__WHAT IS EXPECTED__
Begin with the first line below and retype each line exactly through the line containing "plt.rcParams['font.size'] = 13.5". Any pictures are to be left out.

··· GIVEN INFORMATION ···

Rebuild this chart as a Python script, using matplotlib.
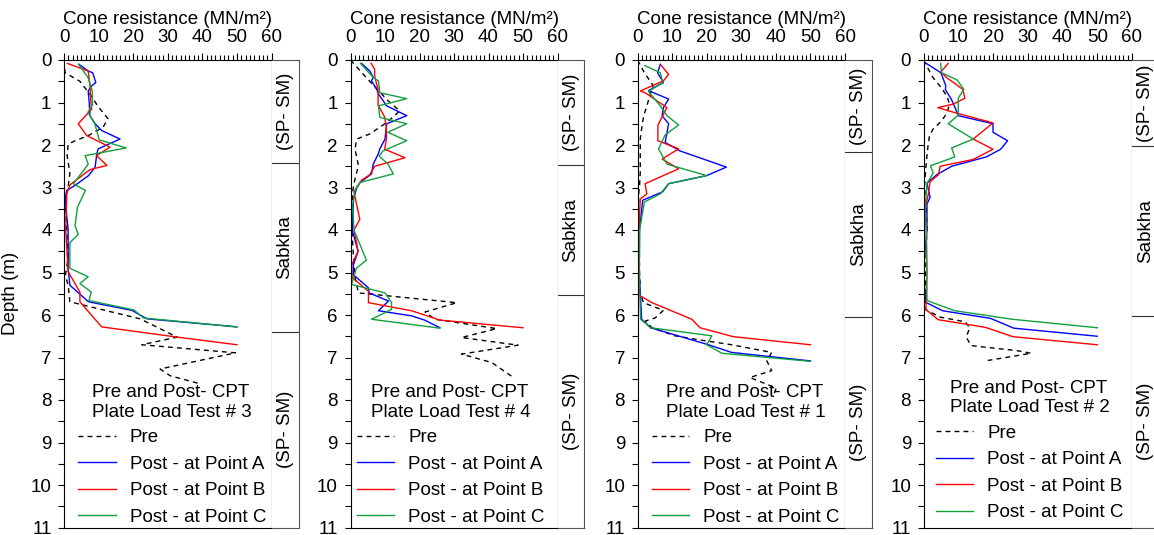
import matplotlib
matplotlib.use('Agg')
import matplotlib.pyplot as plt
from matplotlib.ticker import MultipleLocator

plt.rcParams['font.family'] = ['Liberation Sans', 'DejaVu Sans']
plt.rcParams['font.size'] = 13.5

# ---- data (depth in m, cone resistance in MN/m2) ----
# Plate Load Test # 3
t3_pre_d = [0, 0.3, 0.5, 0.86, 1.1, 1.38, 1.58, 1.78, 1.9, 1.98, 2.25, 2.66, 2.98, 3.3, 4.0, 4.66, 5.07, 5.3, 5.69, 6.09, 6.52, 6.7, 6.89, 7.27, 7.43, 7.62]
t3_pre_q = [0, 0.3, 4.6, 8.0, 9.9, 12.7, 11.3, 7.0, 3.2, 1.2, 0.9, 1.7, 1.2, 0.3, 0.8, 1.2, 0.4, 1.2, 1.7, 22.0, 32.7, 22.5, 49.6, 27.8, 30.7, 39.4]
t3_a_d = [0.1, 0.26, 0.3, 0.53, 0.61, 0.73, 1.0, 1.31, 1.5, 1.66, 1.86, 2.09, 2.2, 2.52, 2.72, 2.95, 3.07, 3.27, 4.0, 4.9, 5.3, 5.69, 5.89, 6.09, 6.28]
t3_a_q = [4.3, 7.0, 8.3, 9.2, 8.0, 7.0, 7.3, 7.5, 9.0, 10.9, 16.2, 9.9, 9.5, 9.0, 7.1, 3.2, 0.8, 0.3, 1.2, 1.2, 1.7, 7.1, 19.6, 24.0, 50.0]
t3_b_d = [0.08, 0.26, 0.6, 1.0, 1.16, 1.5, 1.78, 2.05, 2.25, 2.48, 2.58, 2.82, 2.94, 3.14, 4.0, 4.98, 5.46, 5.69, 6.28, 6.52, 6.7]
t3_b_q = [1.0, 7.0, 7.5, 7.8, 8.0, 4.1, 6.6, 13.3, 9.4, 12.4, 7.5, 3.6, 1.7, 0.8, 0.5, 1.2, 4.6, 4.6, 10.9, 32.7, 50.0]
t3_c_d = [0.1, 0.42, 0.74, 1.06, 1.23, 1.5, 1.88, 2.07, 2.25, 2.45, 2.84, 2.91, 3.07, 3.46, 3.9, 4.1, 4.3, 4.9, 5.1, 5.26, 5.46, 5.66, 5.88, 6.07, 6.28]
t3_c_q = [4.2, 7.0, 8.2, 8.2, 6.9, 8.9, 10.2, 18.0, 6.1, 7.0, 3.4, 2.7, 6.2, 3.9, 3.2, 4.1, 1.7, 1.7, 7.0, 4.6, 7.9, 7.2, 20.2, 23.0, 50.0]
t3_layers = [0, 2.42, 6.4, 11]

# Plate Load Test # 4
t4_pre_d = [0, 0.47, 0.96, 1.2, 1.47, 1.74, 1.86, 2.1, 2.48, 2.8, 3.1, 4.0, 5.07, 5.48, 5.71, 5.93, 6.1, 6.32, 6.53, 6.71, 6.92, 7.12, 7.47]
t4_pre_q = [0, 5.2, 10.9, 14.3, 10.5, 5.6, 1.8, 1.3, 2.3, 1.3, 0.6, 0.4, 1.2, 2.3, 30.8, 21.6, 24.5, 42.4, 32.2, 48.6, 32.2, 41.0, 47.2]
t4_a_d = [0.08, 0.26, 0.41, 0.49, 0.69, 0.8, 1.08, 1.31, 1.5, 1.86, 2.09, 2.2, 2.45, 2.68, 2.88, 3.0, 3.27, 4.0, 4.5, 4.83, 5.05, 5.36, 5.48, 5.67, 5.9, 6.02, 6.12, 6.3]
t4_a_q = [3.2, 5.6, 6.6, 6.1, 7.6, 8.1, 10.5, 16.3, 10.5, 10.0, 8.5, 8.1, 6.6, 6.1, 2.8, 1.8, 0.9, 0.5, 2.2, 0.8, 0.8, 5.2, 5.4, 11.0, 8.1, 17.7, 21.5, 25.9]
t4_b_d = [0.08, 0.22, 0.38, 0.7, 1.06, 1.34, 1.58, 1.86, 2.1, 2.3, 2.5, 2.7, 2.83, 3.1, 3.75, 4.0, 4.27, 4.5, 4.83, 5.12, 5.44, 5.71, 5.9, 6.12, 6.3]
t4_b_q = [6.0, 7.0, 7.0, 8.0, 8.0, 9.9, 10.4, 10.4, 9.9, 15.8, 7.0, 5.6, 3.2, 1.0, 2.7, 1.0, 1.7, 2.2, 0.3, 0.5, 5.2, 5.2, 17.7, 25.9, 50.0]
t4_c_d = [0.08, 0.41, 0.49, 0.77, 0.91, 1.08, 1.35, 1.5, 1.7, 1.9, 2.14, 2.26, 2.45, 2.68, 2.88, 3.07, 3.42, 4.0, 4.71, 4.9, 5.28, 5.48, 5.71, 5.87, 6.1, 6.31]
t4_c_q = [2.9, 6.6, 8.1, 8.5, 16.3, 8.1, 8.5, 16.3, 10.8, 16.3, 9.4, 8.3, 10.9, 12.4, 2.8, 1.3, 0.6, 1.0, 4.6, 1.7, 0.3, 10.0, 11.9, 11.9, 6.1, 25.9]
t4_layers = [0, 2.48, 5.52, 11]

# Plate Load Test # 1
t1_pre_d = [0, 0.3, 0.6, 0.8, 1.08, 1.31, 1.55, 1.86, 2.17, 2.64, 2.95, 3.19, 4.0, 5.0, 5.47, 5.71, 5.89, 6.07, 6.14, 6.3, 6.49, 6.57, 6.7, 6.88, 7.08, 7.31, 7.47, 7.72, 7.92]
t1_pre_q = [0, 2.0, 4.5, 3.7, 2.7, 1.8, 1.3, 0.8, 0.8, 0.8, 0.6, 0.3, 0.5, 0.6, 0.8, 1.7, 7.5, 5.1, 2.3, 4.2, 10.9, 16.7, 27.2, 38.8, 37.4, 38.8, 32.5, 40.1, 39.2]
t1_a_d = [0.1, 0.3, 0.53, 0.72, 0.92, 1.12, 1.31, 1.5, 1.94, 2.14, 2.52, 2.72, 2.91, 3.1, 3.3, 4.0, 5.0, 6.1, 6.3, 6.7, 6.88, 7.08]
t1_a_q = [6.6, 5.8, 7.5, 3.2, 9.0, 7.5, 7.1, 9.0, 8.0, 12.3, 25.7, 20.0, 9.0, 7.3, 1.5, 0.6, 0.5, 1.2, 3.8, 20.5, 27.2, 50.0]
t1_b_d = [0.13, 0.34, 0.49, 0.73, 0.77, 1.12, 1.53, 1.9, 2.09, 2.33, 2.56, 2.91, 3.15, 3.27, 4.0, 5.0, 5.52, 5.71, 6.1, 6.3, 6.51, 6.7]
t1_b_q = [6.9, 9.0, 7.5, 0.8, 2.2, 8.5, 5.9, 5.9, 11.9, 7.1, 11.9, 2.2, 2.7, 0.8, 0.4, 0.5, 0.2, 4.2, 15.7, 18.1, 27.7, 50.0]
t1_c_d = [0.13, 0.3, 0.53, 0.74, 1.08, 1.31, 1.53, 1.76, 2.09, 2.45, 2.72, 2.91, 3.15, 3.34, 4.0, 5.0, 6.1, 6.3, 6.49, 6.7, 6.9, 7.09]
t1_c_q = [2.1, 6.6, 7.3, 3.2, 6.6, 8.5, 11.9, 8.0, 6.1, 8.5, 20.0, 9.0, 6.6, 2.0, 0.6, 0.5, 0.9, 3.8, 21.5, 20.0, 24.4, 50.0]
t1_layers = [0, 2.17, 6.04, 11]

# Plate Load Test # 2
t2_pre_d = [0, 0.41, 0.65, 0.86, 1.05, 1.27, 1.45, 1.63, 1.8, 2.02, 2.4, 2.95, 3.9, 5.0, 5.87, 6.05, 6.16, 6.3, 6.52, 6.72, 6.84, 6.9, 7.07]
t2_pre_q = [0, 2.7, 5.1, 6.8, 7.5, 6.6, 5.0, 2.7, 1.7, 1.3, 0.8, 0.3, 1.0, 0.6, 0.5, 4.8, 12.0, 13.3, 12.3, 13.7, 27.0, 31.0, 18.5]
t2_a_d = [0.08, 0.3, 0.6, 0.7, 0.92, 1.22, 1.31, 1.5, 1.7, 1.9, 2.1, 2.28, 2.5, 2.7, 2.9, 3.23, 3.39, 4.0, 4.9, 5.7, 5.9, 6.08, 6.31, 6.5]
t2_a_q = [0.8, 5.0, 6.4, 6.3, 8.0, 9.6, 10.0, 20.0, 20.0, 24.2, 22.2, 18.1, 8.1, 3.8, 1.0, 1.9, 1.0, 1.0, 0.0, 0.6, 5.5, 19.3, 26.0, 50.0]
t2_b_d = [0.08, 0.28, 0.41, 0.69, 0.9, 1.04, 1.12, 1.25, 1.48, 1.86, 2.1, 2.34, 2.5, 2.7, 2.86, 3.15, 3.5, 4.0, 5.0, 5.87, 6.11, 6.29, 6.51, 6.7]
t2_b_q = [7.1, 5.0, 6.6, 11.3, 11.9, 8.5, 4.1, 9.5, 20.0, 14.3, 20.0, 14.3, 4.8, 4.3, 1.9, 1.4, 0.5, 0.8, 1.0, 0.7, 4.2, 17.8, 25.7, 50.0]
t2_c_d = [0.08, 0.3, 0.47, 0.69, 0.9, 1.3, 1.5, 1.86, 2.07, 2.28, 2.49, 2.66, 2.9, 3.5, 4.0, 5.0, 5.66, 5.9, 6.1, 6.3]
t2_c_q = [4.9, 5.2, 9.7, 11.6, 10.0, 10.0, 7.1, 14.3, 8.1, 9.0, 2.0, 2.8, 1.0, 0.5, 0.8, 0.9, 1.0, 9.0, 25.5, 50.0]
t2_layers = [0, 2.03, 6.02, 11]

layer_names = ['(SP- SM)', 'Sabkha', '(SP- SM)']
series_labels = ['Pre', 'Post - at Point A', 'Post - at Point B', 'Post - at Point C']
series_colors = ['black', '#0000ff', '#ff0000', '#10a03c']

W, H = 1154, 535
fig = plt.figure(figsize=(W / 100, H / 100), dpi=100)

AX_TOP, AX_BOT = 60, 527.5
COL_W = 27


def frac_box(x0, x1):
    return [x0 / W, (H - AX_BOT) / H, (x1 - x0) / W, (AX_BOT - AX_TOP) / H]


def draw_panel(x0, x1, test_no, curves, layers, leg_x, leg_y, first=False):
    ax = fig.add_axes(frac_box(x0, x1))
    for k, (d, q) in enumerate(curves):
        ls = (0, (3.5, 3)) if k == 0 else '-'
        ax.plot(q, d, color=series_colors[k], lw=1.0, ls=ls, label=series_labels[k])
    ax.set_xlim(0, 60)
    ax.set_ylim(11, 0)
    ax.xaxis.tick_top()
    ax.xaxis.set_label_position('top')
    ax.xaxis.set_major_locator(MultipleLocator(10))
    ax.xaxis.set_minor_locator(MultipleLocator(1.25))
    ax.yaxis.set_major_locator(MultipleLocator(1))
    ax.yaxis.set_minor_locator(MultipleLocator(0.5))
    ax.tick_params(axis='x', which='major', direction='out', length=5, width=0.8, pad=5)
    ax.tick_params(axis='x', which='minor', direction='out', length=3.5, width=0.8)
    ax.tick_params(axis='y', which='major', direction='out', length=4, width=0.8, pad=5)
    ax.tick_params(axis='y', which='minor', direction='out', length=4, width=0.8)
    for s in ax.spines.values():
        s.set_linewidth(0.8)
    ax.set_xlabel('Cone resistance (MN/m\u00b2)', labelpad=4)
    if first:
        ax.set_ylabel('Depth (m)')
        ax.yaxis.set_label_coords(-0.215, 0.5)
    leg = ax.legend(loc='lower left', bbox_to_anchor=(leg_x, leg_y), frameon=False,
                    title='Pre and Post- CPT\nPlate Load Test # %d' % test_no,
                    title_fontsize=13.5, handlelength=2.0, handletextpad=0.75,
                    labelspacing=0.5, borderpad=0.1, borderaxespad=0)
    leg._legend_box.sep = 6

    # soil layer column on the right
    sax = fig.add_axes(frac_box(x1, x1 + COL_W))
    sax.set_xlim(0, 1)
    sax.set_ylim(11, 0)
    sax.set_xticks([])
    sax.set_yticks([])
    sax.spines['left'].set_visible(False)
    for side in ['top', 'bottom', 'right']:
        sax.spines[side].set_color('#555555')
        sax.spines[side].set_linewidth(0.8)
    for b in layers[1:-1]:
        sax.axhline(b, color='#333333', lw=0.8)
    for name, top, bot in zip(layer_names, layers[:-1], layers[1:]):
        sax.text(0.5, (top + bot) / 2, name, rotation=90, ha='center', va='center')
    return ax


draw_panel(64, 271.5, 3,
           [(t3_pre_d, t3_pre_q), (t3_a_d, t3_a_q), (t3_b_d, t3_b_q), (t3_c_d, t3_c_q)],
           t3_layers, 0.06, 0.0, first=True)
draw_panel(350.5, 557.5, 4,
           [(t4_pre_d, t4_pre_q), (t4_a_d, t4_a_q), (t4_b_d, t4_b_q), (t4_c_d, t4_c_q)],
           t4_layers, 0.02, 0.0)
draw_panel(637.5, 845, 1,
           [(t1_pre_d, t1_pre_q), (t1_a_d, t1_a_q), (t1_b_d, t1_b_q), (t1_c_d, t1_c_q)],
           t1_layers, 0.06, 0.0)
draw_panel(923.5, 1132, 2,
           [(t2_pre_d, t2_pre_q), (t2_a_d, t2_a_q), (t2_b_d, t2_b_q), (t2_c_d, t2_c_q)],
           t2_layers, 0.05, 0.009)

fig.savefig('out.png', dpi=100)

···

__FINAL ANSWER__
Rebuild this chart as a Python script, using matplotlib.
import matplotlib
matplotlib.use('Agg')
import matplotlib.pyplot as plt
from matplotlib.ticker import MultipleLocator

plt.rcParams['font.family'] = ['Liberation Sans', 'DejaVu Sans']
plt.rcParams['font.size'] = 13.5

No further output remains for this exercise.